Get the coverage you’re entitled to.

Insurance disputes usually come down to a gap between what the policy promises and how the carrier applies it after a loss. In Washington, these cases are not just “contract disagreements.” They are governed by a set of statutory and regulatory rules that can create meaningful leverage when an insurer unreasonably denies coverage, underpays, delays, or mishandles a claim.

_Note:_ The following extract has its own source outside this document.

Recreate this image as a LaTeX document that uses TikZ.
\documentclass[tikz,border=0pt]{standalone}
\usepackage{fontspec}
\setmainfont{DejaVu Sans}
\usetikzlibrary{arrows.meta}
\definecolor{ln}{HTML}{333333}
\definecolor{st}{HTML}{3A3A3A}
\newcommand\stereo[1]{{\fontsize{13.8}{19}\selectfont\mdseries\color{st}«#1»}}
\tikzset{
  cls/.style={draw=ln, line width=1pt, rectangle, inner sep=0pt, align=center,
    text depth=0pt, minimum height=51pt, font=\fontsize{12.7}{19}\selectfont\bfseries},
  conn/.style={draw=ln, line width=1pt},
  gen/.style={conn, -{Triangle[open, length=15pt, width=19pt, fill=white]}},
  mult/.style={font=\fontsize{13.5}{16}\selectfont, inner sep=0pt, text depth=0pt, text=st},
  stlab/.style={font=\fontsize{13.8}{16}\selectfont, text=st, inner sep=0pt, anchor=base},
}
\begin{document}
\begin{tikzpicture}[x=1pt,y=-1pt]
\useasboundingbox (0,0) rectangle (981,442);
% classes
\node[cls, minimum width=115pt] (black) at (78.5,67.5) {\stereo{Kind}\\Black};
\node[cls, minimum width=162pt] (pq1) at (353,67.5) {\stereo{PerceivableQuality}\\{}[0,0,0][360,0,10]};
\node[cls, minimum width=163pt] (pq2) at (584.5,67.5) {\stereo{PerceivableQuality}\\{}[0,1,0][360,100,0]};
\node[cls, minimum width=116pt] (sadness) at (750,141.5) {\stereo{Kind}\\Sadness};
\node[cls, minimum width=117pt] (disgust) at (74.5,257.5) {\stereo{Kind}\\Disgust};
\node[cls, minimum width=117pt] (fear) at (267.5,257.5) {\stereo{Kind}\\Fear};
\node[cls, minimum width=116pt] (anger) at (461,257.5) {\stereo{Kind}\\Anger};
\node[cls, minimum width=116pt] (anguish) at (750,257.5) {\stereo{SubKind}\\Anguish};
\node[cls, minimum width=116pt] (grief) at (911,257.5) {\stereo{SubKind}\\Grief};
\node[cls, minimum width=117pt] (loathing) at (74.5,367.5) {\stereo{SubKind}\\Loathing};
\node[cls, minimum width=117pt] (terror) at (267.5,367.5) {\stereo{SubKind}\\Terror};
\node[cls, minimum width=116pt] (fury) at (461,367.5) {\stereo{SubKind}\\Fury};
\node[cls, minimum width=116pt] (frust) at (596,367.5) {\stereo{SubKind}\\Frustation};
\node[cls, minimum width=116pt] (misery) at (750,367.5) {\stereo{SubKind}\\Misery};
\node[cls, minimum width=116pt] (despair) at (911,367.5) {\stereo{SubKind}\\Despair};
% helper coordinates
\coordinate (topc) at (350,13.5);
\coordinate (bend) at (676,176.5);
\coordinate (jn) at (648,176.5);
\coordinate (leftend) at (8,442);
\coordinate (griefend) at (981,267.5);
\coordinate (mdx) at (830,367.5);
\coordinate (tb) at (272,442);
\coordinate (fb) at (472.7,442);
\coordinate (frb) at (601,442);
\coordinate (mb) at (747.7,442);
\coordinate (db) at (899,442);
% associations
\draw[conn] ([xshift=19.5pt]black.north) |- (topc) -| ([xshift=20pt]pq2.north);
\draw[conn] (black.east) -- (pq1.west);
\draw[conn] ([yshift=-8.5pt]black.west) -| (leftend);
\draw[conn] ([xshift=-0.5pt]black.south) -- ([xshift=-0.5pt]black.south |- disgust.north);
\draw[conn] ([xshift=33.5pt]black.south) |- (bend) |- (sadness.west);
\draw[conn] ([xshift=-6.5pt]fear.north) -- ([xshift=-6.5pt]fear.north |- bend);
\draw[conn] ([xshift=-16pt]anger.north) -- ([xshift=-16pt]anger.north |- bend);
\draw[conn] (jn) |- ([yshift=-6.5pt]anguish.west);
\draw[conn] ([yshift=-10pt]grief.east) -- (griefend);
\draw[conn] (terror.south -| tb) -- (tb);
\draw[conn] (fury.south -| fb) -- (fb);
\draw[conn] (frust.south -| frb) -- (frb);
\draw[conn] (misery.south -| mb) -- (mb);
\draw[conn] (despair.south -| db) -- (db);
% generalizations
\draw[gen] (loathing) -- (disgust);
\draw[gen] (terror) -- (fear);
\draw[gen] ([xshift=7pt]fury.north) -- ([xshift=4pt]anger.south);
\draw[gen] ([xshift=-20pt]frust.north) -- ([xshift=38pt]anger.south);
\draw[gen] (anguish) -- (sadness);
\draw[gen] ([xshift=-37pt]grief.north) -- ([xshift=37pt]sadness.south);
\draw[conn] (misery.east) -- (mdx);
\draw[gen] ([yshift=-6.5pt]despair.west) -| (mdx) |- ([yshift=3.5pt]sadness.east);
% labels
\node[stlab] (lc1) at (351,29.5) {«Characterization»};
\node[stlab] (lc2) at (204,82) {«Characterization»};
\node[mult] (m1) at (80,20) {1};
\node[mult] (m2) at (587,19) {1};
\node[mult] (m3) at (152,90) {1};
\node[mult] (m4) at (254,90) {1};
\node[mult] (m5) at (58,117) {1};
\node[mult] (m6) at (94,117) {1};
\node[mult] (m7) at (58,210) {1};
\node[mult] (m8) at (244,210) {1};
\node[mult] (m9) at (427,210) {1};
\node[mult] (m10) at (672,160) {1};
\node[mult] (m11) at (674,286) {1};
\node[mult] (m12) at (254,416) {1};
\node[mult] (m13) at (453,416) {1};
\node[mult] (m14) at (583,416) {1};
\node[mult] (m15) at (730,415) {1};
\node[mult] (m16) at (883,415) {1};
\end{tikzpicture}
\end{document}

This office handles first-party and select defense-side insurance matters, with an emphasis on claims where the legal framework matters: auto coverage disputes (including UIM/UM), property losses, flood claims with federal rules, and health-insurance denials—including denials involving gender-affirming care. In Washington, there are several considerations that come to mind in insurance disputes:

  1. The policy is a contract—but Washington imposes extra duties. Washington recognizes that insurers owe duties of good faith in claims handling, and policyholders can pursue claims beyond pure breach of contract when claim handling is unreasonable or unfair. Washington courts have recognized the availability of bad-faith and Consumer Protection Act theories in the insurance context.

  2. IFCA: a fee-shifting statute for unreasonable denials (first-party). The Insurance Fair Conduct Act (IFCA) provides that certain policy holders who are unreasonably denied a claim for coverage or payment of benefits may sue for actual damages and may recover attorneys’ fees and litigation costs.

  3. Unfair claims-handling regulations. Washington’s unfair claims settlement practices regulation defines specific prohibited conduct—misrepresenting policy provisions, failing to respond promptly, failing to conduct a reasonable investigation, and related practices—commonly litigated as part of bad-faith/CPA/IFCA theories.

  4. Washington Consumer Protection Act (CPA). The CPA broadly prohibits unfair or deceptive acts or practices in trade or commerce and is frequently pleaded alongside insurance bad-faith theories when the facts support it.

  5. Flood insurance (NFIP/SFIP). Flood claims written under the National Flood Insurance Program are governed by federal regulation. Deadlines and “proof of loss” requirements are strictly applied, and flood insurance claims can turn on technical compliance rather than general notions of fairness. If you have suffered a loss covered by a Standard Flood Insurance Policy, you need to do everything you can to ensure you comply with all relevant guidelines. Otherwise, all of your claims may be denied outright and you will have very little recourse.

In addition to insurance disputes related to roadway accidents, including underinsured and uninsured motorist coverages, our firm handles property-loss disputes, flood and mixed-water losses, and health insurance denials, including those for gender-affirming care. Most of these disputes pivot on a familiar set of pressure points. Insurers may

  1. Focus on missing documentation or gaps in care;

  2. Frame the dispute as medical necessity or preexisting condition rather than coverage;

  3. Characterize delays as “investigation” while extending timelines;

  4. Narrow the claim through selective policy readings or disputed exclusions; and

  5. In property claims, dispute scope and pricing through competing estimates and causation experts.

Washington’s claims-handling regulations provide a framework for evaluating whether an insurer’s process was reasonable and prompt. IFCA can add real teeth in first-party unreasonable-denial cases through fee shifting. And when federal programs apply (NFIP), procedural precision becomes central to the case from day one.

Coverage disputes involving gender-affirming care are also won or lost in the details: how “medical necessity” is documented, whether parity principles are applied consistently, how exclusions are drafted and enforced. Fortunately, Washington has enacted statutory protections addressing coverage for gender-affirming treatment in certain health plans, and Washington insurance policies cannot discriminately deny you medically necessary care simply because it is gender-affirming. In this area, an LGBTQ+ and trans-informed attorney adds value here because these claims require (1) fluency with how gender-affirming care is commonly coded and reviewed, (2) comfort working with providers and medical records in a way that preserves privacy and dignity, and (3) experience building an administrative and litigation record that forces a carrier to defend its rationale—rather than relying on ambiguity, delay, or inconsistent standards.